Сокольничий помолчал и добавил:
– Представляешь, четыре сотни лет живу, а сказать нечего…
– Это потому, что ты еще жив, а время твое давно ушло.
– Вот не люблю я, когда ты так со мной разговариваешь. – Бобрище обиженно засопел. – Так что, братуха? – спросил он друга, заглядывая ему в глаза.
– Pourquoi pas? Желаю тебе творческих успехов!
– Спасибо! – обрадовался сокольничий. – Но вообще-то я рассчитывал на гитару… Электро… фендер джаз бас. Ты-ды-ды-туф-туф! Ты, кстати, не в курсе: рок петь – это не опасно? Судьба все-таки… – забеспокоился он вдруг.
– Не знаю. Может статься, что рок – это единственное, что стоит петь, и единственное, что следует с ним делать, это петь. Но в любом случае карму этой жизни тебе отрабатывать не придется. Если ты об этом…
Глава 12
Сервировка
По дороге Уар вспомнил о маркетинге, на который так падки оказались Руководители Проектов. Они были готовы отдаться за маркетинг. Ну что ж, так тому и быть! Пить готесс и готов, да к тому же – Руководителей Проектов он находил весьма аутентичным и вполне в русле текущих модных тенденций. А что с ними еще делать, если не пить? Можно будет завязать наконец с постыдной и малоэстетичной практикой столоваться в метро, хотя Уар любил, взявшись за поручень в мерно качающемся вагоне, ощутить еще не истаявшее тепло чьей-то горячей руки.

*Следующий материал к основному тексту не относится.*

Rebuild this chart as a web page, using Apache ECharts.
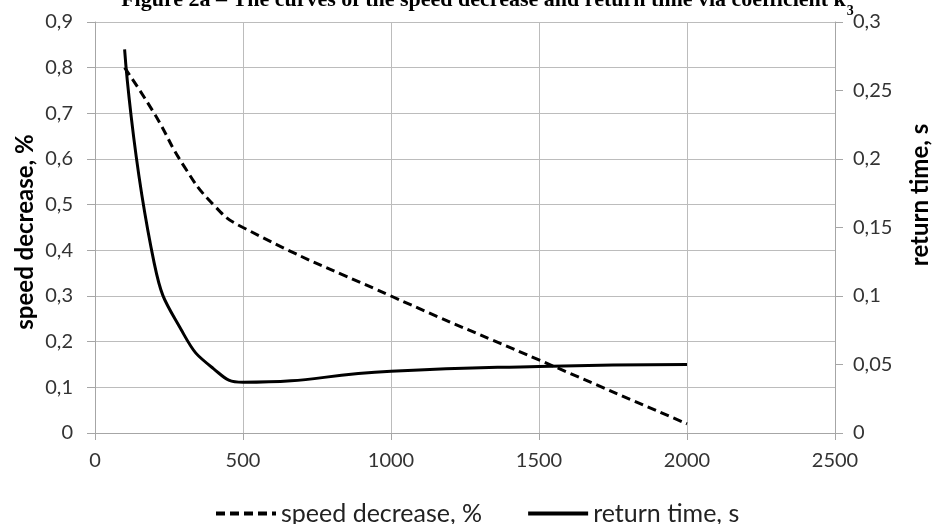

На Московском ювелирном заводе кипела работа. Возрождающаяся из дефолтного пепла Москва желала украшаться. Какие еще значки?! В конце восьмидесятых Уар увидел продающиеся на Арбате бляшки, расписанные концептуально, – в духе очередного смутного времени. И как апофеоз повседневного хаоса в головах замороченной плоти нанесена была на один такой экземпляр надпись: «Вот купил себе значок». «Всё пропало! – подумал тогда царевич. – Плоть перейдет на репу и ржавую селедку и будет думать: «вот, купил себе еду».

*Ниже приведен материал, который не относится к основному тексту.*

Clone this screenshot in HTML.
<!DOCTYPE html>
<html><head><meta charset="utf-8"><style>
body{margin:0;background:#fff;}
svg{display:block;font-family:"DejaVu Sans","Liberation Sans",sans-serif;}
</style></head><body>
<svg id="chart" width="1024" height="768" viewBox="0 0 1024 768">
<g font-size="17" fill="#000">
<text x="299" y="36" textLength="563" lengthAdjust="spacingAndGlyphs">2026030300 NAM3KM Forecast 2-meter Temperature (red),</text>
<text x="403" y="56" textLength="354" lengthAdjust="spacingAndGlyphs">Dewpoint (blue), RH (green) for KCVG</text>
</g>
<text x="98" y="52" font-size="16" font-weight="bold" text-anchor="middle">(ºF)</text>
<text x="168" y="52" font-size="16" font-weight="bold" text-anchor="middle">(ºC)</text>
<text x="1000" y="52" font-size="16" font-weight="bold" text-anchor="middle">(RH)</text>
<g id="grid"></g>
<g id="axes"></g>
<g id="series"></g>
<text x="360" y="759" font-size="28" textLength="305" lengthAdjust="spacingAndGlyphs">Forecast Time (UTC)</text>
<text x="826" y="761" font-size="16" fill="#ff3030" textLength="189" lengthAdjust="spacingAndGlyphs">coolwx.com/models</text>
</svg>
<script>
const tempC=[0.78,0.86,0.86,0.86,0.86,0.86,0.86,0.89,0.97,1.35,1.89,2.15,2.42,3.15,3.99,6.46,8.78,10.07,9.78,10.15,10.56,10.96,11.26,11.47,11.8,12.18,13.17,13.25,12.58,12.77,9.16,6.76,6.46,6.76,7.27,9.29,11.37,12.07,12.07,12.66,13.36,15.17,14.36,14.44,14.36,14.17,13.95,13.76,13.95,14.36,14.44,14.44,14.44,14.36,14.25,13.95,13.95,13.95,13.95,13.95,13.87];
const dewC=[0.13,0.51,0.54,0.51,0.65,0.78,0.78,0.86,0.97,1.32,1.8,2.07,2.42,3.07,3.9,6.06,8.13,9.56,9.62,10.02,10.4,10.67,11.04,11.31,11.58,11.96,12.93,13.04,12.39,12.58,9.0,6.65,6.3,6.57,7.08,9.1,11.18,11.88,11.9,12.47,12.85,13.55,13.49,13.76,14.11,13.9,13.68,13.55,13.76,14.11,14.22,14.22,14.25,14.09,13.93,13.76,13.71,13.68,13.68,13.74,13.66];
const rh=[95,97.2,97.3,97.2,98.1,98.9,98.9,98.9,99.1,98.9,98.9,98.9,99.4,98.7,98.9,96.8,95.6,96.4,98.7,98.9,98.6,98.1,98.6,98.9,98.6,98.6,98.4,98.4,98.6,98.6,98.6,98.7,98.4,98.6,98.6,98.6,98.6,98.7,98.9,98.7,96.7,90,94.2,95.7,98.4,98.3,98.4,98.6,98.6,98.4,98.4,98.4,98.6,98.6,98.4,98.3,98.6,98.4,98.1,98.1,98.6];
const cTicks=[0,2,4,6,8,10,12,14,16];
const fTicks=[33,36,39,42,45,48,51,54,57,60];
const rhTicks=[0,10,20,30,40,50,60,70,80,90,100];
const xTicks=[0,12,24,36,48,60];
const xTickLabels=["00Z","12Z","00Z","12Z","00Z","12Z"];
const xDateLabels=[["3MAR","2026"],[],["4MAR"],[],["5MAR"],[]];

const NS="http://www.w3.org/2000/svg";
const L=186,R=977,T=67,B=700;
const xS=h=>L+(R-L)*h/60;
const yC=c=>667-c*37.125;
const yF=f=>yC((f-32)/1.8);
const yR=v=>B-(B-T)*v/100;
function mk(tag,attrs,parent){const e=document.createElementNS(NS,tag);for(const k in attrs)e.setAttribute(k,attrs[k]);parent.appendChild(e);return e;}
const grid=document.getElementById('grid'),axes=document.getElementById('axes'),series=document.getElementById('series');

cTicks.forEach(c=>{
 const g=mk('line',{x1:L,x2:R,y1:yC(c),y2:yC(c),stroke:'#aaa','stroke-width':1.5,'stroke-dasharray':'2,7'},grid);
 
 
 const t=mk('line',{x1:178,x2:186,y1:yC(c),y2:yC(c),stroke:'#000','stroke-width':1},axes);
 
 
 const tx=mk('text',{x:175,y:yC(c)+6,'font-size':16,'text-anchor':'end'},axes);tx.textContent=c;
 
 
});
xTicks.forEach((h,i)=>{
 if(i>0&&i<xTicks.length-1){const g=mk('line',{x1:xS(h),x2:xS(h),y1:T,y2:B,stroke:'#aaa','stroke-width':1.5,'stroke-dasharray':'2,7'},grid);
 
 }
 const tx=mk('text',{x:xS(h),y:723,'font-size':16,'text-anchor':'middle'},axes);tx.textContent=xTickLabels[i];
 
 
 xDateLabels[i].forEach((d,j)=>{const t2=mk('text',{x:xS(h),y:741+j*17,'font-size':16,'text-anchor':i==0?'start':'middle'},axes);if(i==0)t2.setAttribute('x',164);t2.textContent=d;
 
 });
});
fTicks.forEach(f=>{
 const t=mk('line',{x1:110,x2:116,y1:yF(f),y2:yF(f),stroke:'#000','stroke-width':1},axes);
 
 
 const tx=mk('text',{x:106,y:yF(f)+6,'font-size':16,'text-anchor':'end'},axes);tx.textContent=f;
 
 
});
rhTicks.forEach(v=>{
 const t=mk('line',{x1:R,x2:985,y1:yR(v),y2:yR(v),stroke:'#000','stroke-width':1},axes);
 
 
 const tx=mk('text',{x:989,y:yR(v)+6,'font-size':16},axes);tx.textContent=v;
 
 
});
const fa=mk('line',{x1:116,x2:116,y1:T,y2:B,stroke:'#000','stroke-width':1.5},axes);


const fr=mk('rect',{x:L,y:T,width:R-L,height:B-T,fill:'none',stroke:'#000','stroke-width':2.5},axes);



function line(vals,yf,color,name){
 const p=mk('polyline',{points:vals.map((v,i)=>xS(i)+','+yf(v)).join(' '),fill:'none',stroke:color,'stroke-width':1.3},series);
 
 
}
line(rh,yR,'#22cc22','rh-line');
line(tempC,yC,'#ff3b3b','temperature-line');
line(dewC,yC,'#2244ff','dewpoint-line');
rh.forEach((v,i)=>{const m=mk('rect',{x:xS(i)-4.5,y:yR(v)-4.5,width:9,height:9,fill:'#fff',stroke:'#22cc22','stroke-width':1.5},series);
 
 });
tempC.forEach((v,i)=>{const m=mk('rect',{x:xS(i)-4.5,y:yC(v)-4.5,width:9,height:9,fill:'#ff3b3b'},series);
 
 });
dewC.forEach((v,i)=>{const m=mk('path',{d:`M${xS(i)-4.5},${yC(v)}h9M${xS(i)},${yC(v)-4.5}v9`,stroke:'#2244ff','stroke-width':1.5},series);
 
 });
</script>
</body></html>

Но теперь, находясь в хранилище Московского ювелирного завода, он не сомневался, что Москва воспрянет и заблистает вновь. И почему бы ему не приложить к этому руку? Царевич велел показать ему яхонты червленые. Густо-красные камни рассыпались на столе каплями окаменелой крови. Это было как раз то, что нужно. Он велел довести камни до формы гладких капель и снабдить их креплениями для пирсинга. Прикинул картинку. Получалось где-то даже изысканно.

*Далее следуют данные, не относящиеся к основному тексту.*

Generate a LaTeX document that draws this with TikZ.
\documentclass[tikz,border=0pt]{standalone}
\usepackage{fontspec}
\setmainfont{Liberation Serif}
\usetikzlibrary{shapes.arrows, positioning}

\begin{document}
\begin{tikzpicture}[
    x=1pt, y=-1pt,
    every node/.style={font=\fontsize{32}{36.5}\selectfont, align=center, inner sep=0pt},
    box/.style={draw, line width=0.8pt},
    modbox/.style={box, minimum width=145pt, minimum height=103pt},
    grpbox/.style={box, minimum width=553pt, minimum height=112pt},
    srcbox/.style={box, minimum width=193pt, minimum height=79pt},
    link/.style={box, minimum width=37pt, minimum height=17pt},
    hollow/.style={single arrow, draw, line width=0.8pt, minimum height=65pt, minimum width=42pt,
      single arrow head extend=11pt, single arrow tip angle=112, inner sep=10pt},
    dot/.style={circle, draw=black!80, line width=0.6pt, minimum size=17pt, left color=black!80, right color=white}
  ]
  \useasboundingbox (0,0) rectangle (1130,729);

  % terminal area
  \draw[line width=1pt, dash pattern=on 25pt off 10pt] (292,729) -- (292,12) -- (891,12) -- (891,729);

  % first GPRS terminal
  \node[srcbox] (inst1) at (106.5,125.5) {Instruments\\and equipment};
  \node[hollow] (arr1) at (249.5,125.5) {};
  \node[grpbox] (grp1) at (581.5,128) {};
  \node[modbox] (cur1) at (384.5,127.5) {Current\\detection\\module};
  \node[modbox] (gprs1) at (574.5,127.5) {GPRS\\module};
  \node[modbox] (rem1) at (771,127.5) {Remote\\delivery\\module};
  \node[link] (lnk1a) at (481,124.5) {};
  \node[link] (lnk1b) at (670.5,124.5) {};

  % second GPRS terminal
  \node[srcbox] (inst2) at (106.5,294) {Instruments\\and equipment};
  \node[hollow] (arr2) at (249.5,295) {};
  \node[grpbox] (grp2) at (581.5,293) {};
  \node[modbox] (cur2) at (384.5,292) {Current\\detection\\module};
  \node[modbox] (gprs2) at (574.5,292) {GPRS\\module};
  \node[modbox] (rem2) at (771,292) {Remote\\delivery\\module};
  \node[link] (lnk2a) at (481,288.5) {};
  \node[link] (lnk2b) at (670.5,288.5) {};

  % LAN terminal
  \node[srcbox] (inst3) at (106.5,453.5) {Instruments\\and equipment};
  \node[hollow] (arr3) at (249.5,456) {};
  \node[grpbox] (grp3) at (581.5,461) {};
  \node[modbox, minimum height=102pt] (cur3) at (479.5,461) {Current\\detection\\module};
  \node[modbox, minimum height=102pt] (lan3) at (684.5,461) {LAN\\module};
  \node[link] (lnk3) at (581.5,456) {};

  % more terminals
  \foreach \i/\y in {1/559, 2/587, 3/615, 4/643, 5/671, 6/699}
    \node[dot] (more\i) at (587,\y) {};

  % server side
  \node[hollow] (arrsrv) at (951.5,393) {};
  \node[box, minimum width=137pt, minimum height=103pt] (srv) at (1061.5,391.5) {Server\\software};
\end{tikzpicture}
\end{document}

Горячий и энергичный камень должен был не только засвидетельствовать героическую самоотдачу, но и вознаградить добровольца храбростью, мудростью, здоровьем, красотой и чем-то там еще, что напридумывали на его счет смертные. Хотя царевич подозревал, что камень – это только камень, а этим гладким красным минералам теперь надлежало стать камнями на шее. «Не утянули бы в бездну», – подумал он с тревогой и опаской.
Царевич отмерил заводчанам для исполнения заказа самый короткий срок и, захлебываясь слюной от предвкушения эстетско-гастрономических изысков, отправился в ресторан.